"My manager expects me to be at my desk from 9 to 5," a highly successful salesperson lamented during a break at a session I was delivering at a progressive company in Silicon Valley.
"I love my job," she went on, "but I have an hour and fifteen minute commute each way, and it's just wearing me down."
"Could you do your work from home?" I asked.
"Absolutely," she told me.
How crazy is that? Her boss shouldn't just be allowing her to work from home, he ought to be encouraging it.
Most employers still tell their employees when to come to work, when to leave, and how they're expected to work when they're there. Why not measure employees by the value they create, rather than by the number of hours they sit at a desk?
Too many companies continue to operate by the premise that their employees can't be fully trusted, and so treat them as children, who must be continuously monitored.
The solution is to hire people you're prepared to trust, and then treat them as adults, capable of making responsible adult choices. Do that, and it's a good bet they will. Indeed, considerable evidence suggests that the more confidence managers have in their people, the better they perform.
At the same time, companies who give employees more autonomy have every right to expect accountability. That begins with clearly and explicitly defining what success looks like in any given job, and making that, rather than face time, the measuring stick.
I learned this very quickly in my own company. My first instinct was to have everyone at the office at the same time, because it seemed the most efficient way to work together, and it was convenient for me.
As it turned out, one executive had three young children, and lived more than an hour from the office.
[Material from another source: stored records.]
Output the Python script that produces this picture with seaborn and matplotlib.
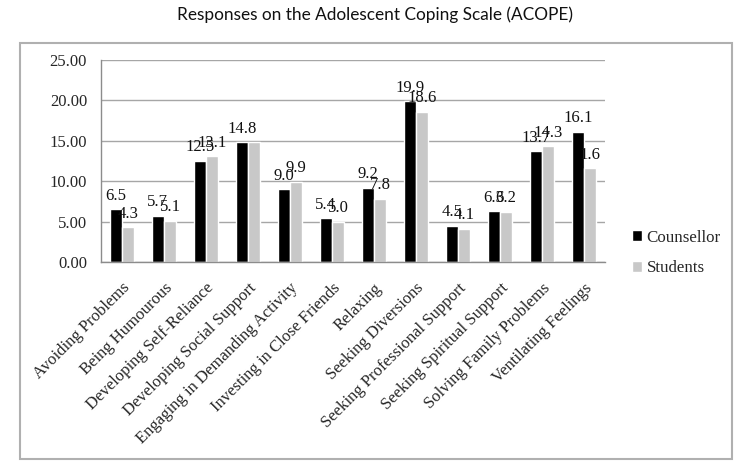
import matplotlib
matplotlib.use("Agg")
import matplotlib.pyplot as plt
import seaborn as sns
import pandas as pd
from matplotlib.patches import Rectangle

categories = ["Avoiding Problems", "Being Humourous", "Developing Self-Reliance",
              "Developing Social Support", "Engaging in Demanding Activity",
              "Investing in Close Friends", "Relaxing", "Seeking Diversions",
              "Seeking Professional Support", "Seeking Spiritual Support",
              "Solving Family Problems", "Ventilating Feelings"]
counsellor = [6.5, 5.7, 12.5, 14.8, 9.0, 5.4, 9.2, 19.9, 4.5, 6.3, 13.7, 16.1]
students = [4.3, 5.1, 13.1, 14.8, 9.9, 5.0, 7.8, 18.6, 4.1, 6.2, 14.3, 11.6]
counsellor_labels = ["6.5", "5.7", "12.5", "14.8", "9.0", "5.4", "9.2", "19.9", "4.5", "6.3", "13.7", "16.1"]
students_labels = ["4.3", "5.1", "13.1", "", "9.9", "5.0", "7.8", "18.6", "4.1", "6.2", "14.3", "1.6"]
series = ["Counsellor", "Students"]
yticks = [0, 5, 10, 15, 20, 25]

df = pd.DataFrame({
    "category": categories * 2,
    "value": counsellor + students,
    "group": [series[0]] * len(categories) + [series[1]] * len(categories),
})

sns.set_style("white")
plt.rcParams["font.family"] = ["Liberation Serif", "DejaVu Serif"]

fig = plt.figure(figsize=(7.38, 4.66), dpi=100)
ax = fig.add_axes([101 / 738, 1 - 262 / 466, (605 - 101) / 738, (262 - 60) / 466])

sns.barplot(data=df, x="category", y="value", hue="group",
            palette=["#000000", "#c8c8c8"], width=0.58, gap=0,
            saturation=1, ax=ax, legend=True)

for cont, labs in zip(ax.containers, [counsellor_labels, students_labels]):
    ax.bar_label(cont, labels=labs, padding=4, fontsize=12, color="#111111")

ax.set_ylim(0, 25)
ax.set_xlim(-0.5, len(categories) - 0.5)
ax.set_yticks(yticks)
ax.set_yticklabels([f"{v:.2f}" for v in yticks], fontsize=12)
ax.yaxis.grid(True, color="#a6a6a6", linewidth=1.0)
ax.set_axisbelow(True)
ax.set_xlabel("")
ax.set_ylabel("")

ax.set_xticks(range(len(categories)))
ax.set_xticklabels(categories, rotation=45, ha="right", rotation_mode="anchor", fontsize=12)
ax.tick_params(axis="x", which="major", length=0, pad=13)
ax.set_xticks([i - 0.5 for i in range(len(categories) + 1)], minor=True)
ax.tick_params(axis="x", which="minor", length=5, color="#8c8c8c", direction="out", width=1)
ax.tick_params(axis="y", length=4, color="#8c8c8c", direction="out", width=1, pad=6)

for s in ["top", "right"]:
    ax.spines[s].set_visible(False)
for s in ["left", "bottom"]:
    ax.spines[s].set_color("#8c8c8c")
    ax.spines[s].set_linewidth(1.0)

handles, labels = ax.get_legend_handles_labels()
ax.get_legend().remove()
fig.legend(handles, labels, loc="center left", bbox_to_anchor=(617 / 738, 1 - 253 / 466),
           frameon=False, fontsize=12.2, handlelength=0.6, handleheight=0.6,
           handletextpad=0.25, labelspacing=0.85)

fig.text(375 / 738, 1 - 15 / 466, "Responses on the Adolescent Coping Scale (ACOPE)",
         ha="center", va="center", fontsize=12.4, family=["Lato", "DejaVu Sans"], color="#111111")

fig.patches.append(Rectangle((20 / 738, 1 - 459 / 466), 712 / 738, 416 / 466,
                             transform=fig.transFigure, fill=False,
                             edgecolor="#b0b0b0", linewidth=1.5))

fig.savefig("out.png", dpi=100)
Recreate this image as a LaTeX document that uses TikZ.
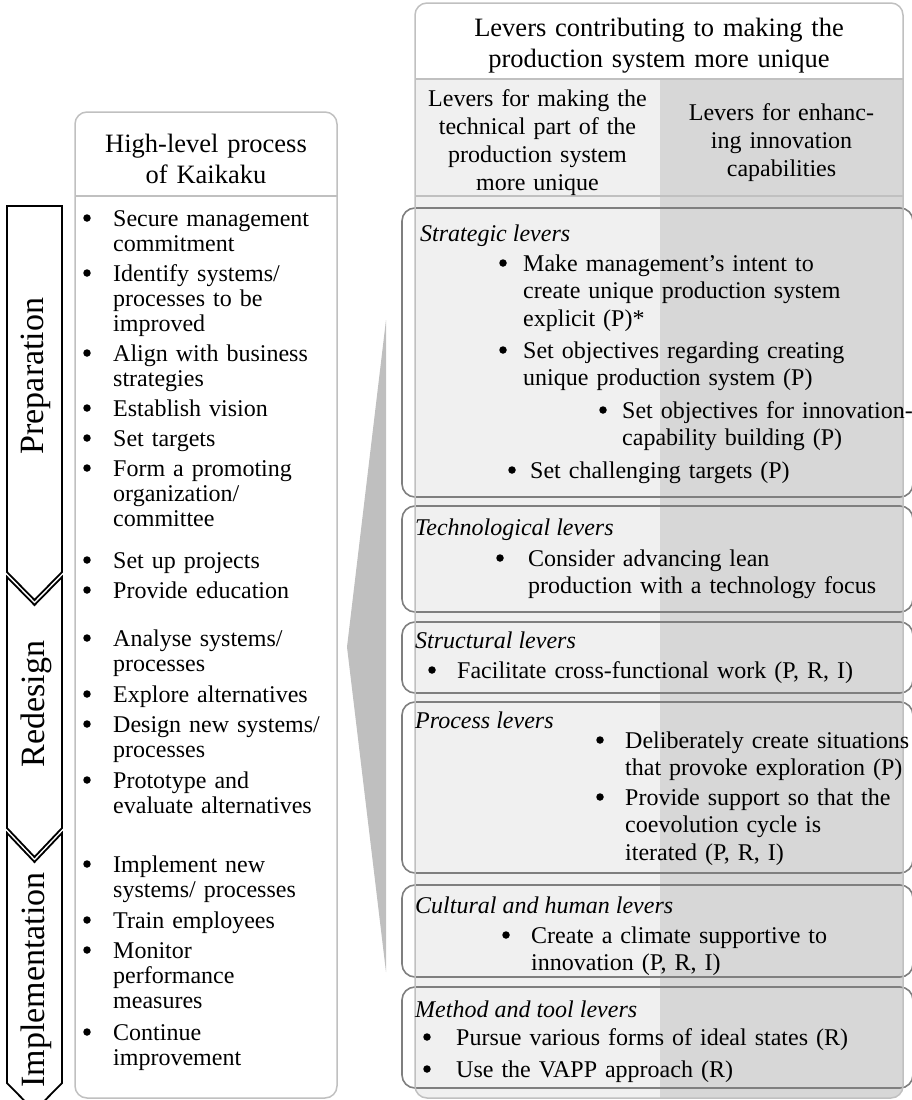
\documentclass[tikz,border=0pt]{standalone}
\usepackage{fontspec}
\setmainfont{Liberation Serif}
\definecolor{panelline}{HTML}{C0C0C0}
\definecolor{colA}{HTML}{F0F0F0}
\definecolor{colB}{HTML}{D7D7D7}
\definecolor{leverline}{HTML}{7F7F7F}
\definecolor{wedgegray}{HTML}{BFBFBF}
\tikzset{
  txtL/.style={anchor=base west, inner sep=0, text width=260bp, align=left,
    font=\fontsize{24bp}{25bp}\selectfont},
  txtR/.style={anchor=base west, inner sep=0, text width=400bp, align=left,
    font=\fontsize{24bp}{27.5bp}\selectfont},
  head/.style={anchor=base, inner sep=0, align=center,
    font=\fontsize{26.5bp}{31bp}\selectfont},
  colhead/.style={anchor=base, inner sep=0, align=center, text width=240bp,
    font=\fontsize{24bp}{28bp}\selectfont},
  cat/.style={anchor=base west, inner sep=0, font=\fontsize{24bp}{27bp}\selectfont\itshape},
  bul/.style={circle, fill=black, inner sep=0, minimum size=7.5bp},
  phase/.style={draw=black, line width=1.8bp, fill=white, line join=miter},
  phaselabel/.style={rotate=90, inner sep=0, font=\fontsize{34bp}{36bp}\selectfont},
  leverbox/.style={draw=leverline, line width=1.6bp, rounded corners=13bp},
}
% bullet item in the left list: name, bullet x, text x, baseline y, text
\newcommand\leftitem[5]{%
  \node[bul] (#1b) at (#2,#4-8) {};
  \node[txtL] (#1) at (#3,#4) {#5};}
% bullet item in the lever boxes
\newcommand\leveritem[5]{%
  \node[bul] (#1b) at (#2,#4-8) {};
  \node[txtR] (#1) at (#3,#4) {#5};}
\begin{document}
\begin{tikzpicture}[x=1bp,y=-1bp]
\useasboundingbox (0,0) rectangle (912,1100);
\begin{scope}
\clip (0,0) rectangle (912,1100);

% ---------- phase chevrons ----------
\draw[phase] (7,206) -- (62,206) -- (62,572) -- (34.5,600) -- (7,572) -- cycle;
\draw[phase] (7,577) -- (34.5,605) -- (62,577) -- (62,828) -- (34.5,857) -- (7,828) -- cycle;
\draw[phase] (7,833) -- (34.5,862) -- (62,833) -- (62,1083) -- (34.5,1111) -- (7,1083) -- cycle;
\node[phaselabel] (prep) at (36,376) {Preparation};
\node[phaselabel] (redes) at (36,704) {Redesign};
\node[phaselabel] (impl) at (36,980) {Implementation};

% ---------- Kaikaku process panel ----------
\draw[panelline, line width=1.5bp, rounded corners=12bp, fill=white] (75,112) rectangle (337,1098);
\draw[panelline, line width=1.5bp] (75,196) -- (337,196);
\node[head, text width=250bp] (kaihead) at (206,152) {High-level process\\of Kaikaku};

\leftitem{l1}{87}{113}{226}{Secure management\\commitment}
\leftitem{l2}{87}{113}{281}{Identify systems/\\processes to be\\improved}
\leftitem{l3}{87}{113}{361}{Align with business\\strategies}
\leftitem{l4}{87}{113}{416}{Establish vision}
\leftitem{l5}{87}{113}{446}{Set targets}
\leftitem{l6}{87}{113}{476}{Form a promoting\\organization/\\committee}
\leftitem{l7}{87}{113}{568}{Set up projects}
\leftitem{l8}{87}{113}{598}{Provide education}
\leftitem{l9}{87}{113}{646}{Analyse systems/\\processes}
\leftitem{l10}{87}{113}{702}{Explore alternatives}
\leftitem{l11}{87}{113}{732}{Design new systems/\\processes}
\leftitem{l12}{87}{113}{788}{Prototype and\\evaluate alternatives}
\leftitem{l13}{87}{113}{872}{Implement new\\systems/ processes}
\leftitem{l14}{87}{113}{928}{Train employees}
\leftitem{l15}{87}{113}{958}{Monitor\\performance\\measures}
\leftitem{l16}{87}{113}{1040}{Continue\\improvement}

% ---------- link wedge ----------
\fill[wedgegray] (386,320) -- (347,647) -- (386,972) -- cycle;

% ---------- levers panel: backgrounds ----------
\begin{scope}
\clip[rounded corners=12bp] (415,3) rectangle (903,1098);
\fill[white] (415,3) rectangle (903,79);
\fill[colA] (415,79) rectangle (660,1098);
\fill[colB] (660,79) rectangle (903,1098);
\end{scope}
\draw[panelline, line width=1.2bp] (415,79) -- (903,79);
\draw[panelline, line width=1.5bp] (415,196) -- (903,196);

\node[head, text width=480bp] (levhead) at (659,36) {Levers contributing to making the\\production system more unique};
\node[colhead] (techhead) at (537.5,106)
  {Levers for making the\\technical part of the\\production system\\more unique};
\node[colhead] (innohead) at (781.5,120)
  {Levers for enhanc-\\ing innovation\\capabilities};

% ---------- lever category boxes ----------
\node[leverbox, minimum width=511bp, minimum height=289bp] (strat) at (657.5,352.5) {};
\node[leverbox, minimum width=511bp, minimum height=106bp] (techn) at (657.5,559) {};
\node[leverbox, minimum width=511bp, minimum height=71bp] (struc) at (657.5,657.5) {};
\node[leverbox, minimum width=511bp, minimum height=171bp] (proc) at (657.5,787.5) {};
\node[leverbox, minimum width=511bp, minimum height=92bp] (cult) at (657.5,931) {};
\node[leverbox, minimum width=511bp, minimum height=101bp] (meth) at (657.5,1037.5) {};

% panel outline over the boxes
\draw[panelline, line width=1.5bp, rounded corners=12bp] (415,3) rectangle (903,1098);

% ---------- lever texts ----------
\node[cat] (stratT) at (420,241) {Strategic levers};
\leveritem{s1}{503}{523}{271}{Make management’s intent to\\create unique production system\\explicit (P)*}
\leveritem{s2}{503}{523}{358}{Set objectives regarding creating\\unique production system (P)}
\leveritem{s3}{603}{622}{418}{Set objectives for innovation-\\capability building (P)}
\leveritem{s4}{512}{530}{478}{Set challenging targets (P)}

\node[cat] (technT) at (415,535) {Technological levers};
\leveritem{t1}{500}{528}{566}{Consider advancing lean\\production with a technology focus}

\node[cat] (strucT) at (415,648) {Structural levers};
\leveritem{u1}{432}{457}{678}{Facilitate cross-functional work (P, R, I)}

\node[cat] (procT) at (415,728) {Process levers};
\leveritem{p1}{600}{625}{748}{Deliberately create situations\\that provoke exploration (P)}
\leveritem{p2}{600}{625}{805}{Provide support so that the\\coevolution cycle is\\iterated (P, R, I)}

\node[cat] (cultT) at (415,913) {Cultural and human levers};
\leveritem{c1}{506}{531}{943}{Create a climate supportive to\\innovation (P, R, I)}

\node[cat] (methT) at (415,1017) {Method and tool levers};
\leveritem{m1}{427}{456}{1045}{Pursue various forms of ideal states (R)}
\leveritem{m2}{427}{456}{1077}{Use the VAPP approach (R)}
\end{scope}
\end{tikzpicture}
\end{document}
Spending that much time commuting wouldn't have served her or us well. Another employee told me she was much more productive working from home. What I know now is that she gets a ton of work accomplished there.
A third employee's commute takes twice as long if he leaves during rush hour, so now he comes in early and leaves early, when he's not working from home. I myself like to write at home in the early morning, and come into the office later.
There are times, it turns out, when it's important to have our whole team together, so we do try to schedule at least one day a week when that can happen.
What we've created is a variation on something called the "Results Only Work Environment," which was first launched among corporate employees at Best Buy. "The simplest definition of a ROWE," founders Cali Ressler and Jodi Thompson have written, "is that each person is free to do whatever they want, whenever they want, as long as the work gets done."
Plainly, there are jobs where face-time is critical, such as a factory worker, or a salesperson in a retail store. Even at that, technology has made it possible to do many such jobs from anywhere. Most Jet Blue customer service agents, for example, work from home.
Giving people more freedom isn't just about when and where they work, it's also about how they work. Letting go of the "how" was something I found more challenging as a leader, because I invariably had strong opinions about the best way to do almost anything.
Over time, I discovered that the more autonomy I gave people, the more confident and expert they became in their domains, the more ownership they took of their results and the happier they were at work. I do weigh in today, and I try to be the voice of the big picture, but I almost never insist on my point of view.
If you define clear deliverables, and give people full responsibility for achieving them, my experience is they'll over deliver far more often than they fall short. They'll also feel more comfortable seeking help when they need it. As Hew Evans, a Sony HR director in Asia, puts it: "If your manager knows what you're doing all the time, you're not doing your job, and he's not doing his."
In our work with organizations, we do an exercise in which we ask employees to define their workdays in a way that would allow them to feel most productive and satisfied. Then we ask managers to meet with each of their employees and talk about how to best meet each team member's unique preferences, while also taking account of the team's overall needs.
The job of a leader or a manager, I've concluded, isn't to tell people how to get their jobs done, or when and where they do their best work. Rather, it's to free, fuel and inspire them to bring the best of themselves to work every day.